Investors are also not bidding up prices for hotel as quickly as they did earlier in the recovery from the pandemic. Prices for hotel properties grew as an annualized pace of just 1.3 percent in October 2022, according to Moody’s Commercial Property Price Index. That’s better than the prices for most other types of commercial real estate, which shrank in October. But it’s a slower pace of growth than in previous months. The CPPI for hotels grew at an annualized pace of more than 10 percent throughout the first quarter of 2022. 

Cap rates still averaged less than 8.4 percent in October, according to MSCI. That’s roughly the same as September.

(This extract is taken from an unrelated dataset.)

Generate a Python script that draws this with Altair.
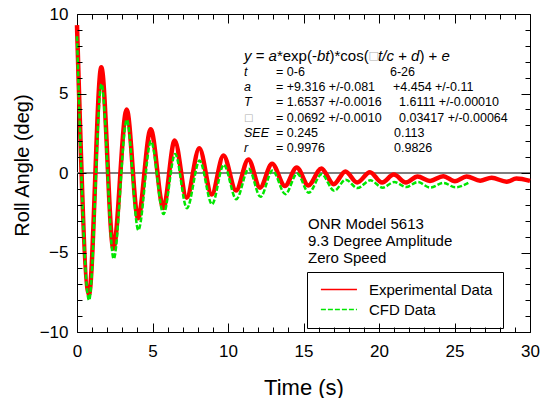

The average cap rate wobbled within a dozen basis points of 8.4 percent for most of 2022.

Strong demand for hotel rooms

The fundamental demand for hotel rooms has come a very long way since the depths of the coronavirus pandemic—and that is helping to support strong prices.

“Demand has basically recovered on a national level,” Freitag says.

The demand for hotel rooms is now roughly the same as it had been in 2019. It was slightly lower in October 2022 than October 2019. It had been slightly higher in September 2019 than September 2019. The strong recovery in demand has still left the occupancy rate for hotel rooms few percentage points lower than it was before the pandemic—64 percent in October 2022, compared to 67.6 percent in October 2019. That’s because developers have continued to open new hotel rooms.

“Because supply has grown over the last three years, occupancy is still lower than it was in 2019,” says Freitag.

However, the demand for hotel rooms is still strong enough to support higher nightly rates for hotel rooms, averaging $149.54 from January through October 2022. That up from $131.98 over the same period in 2019.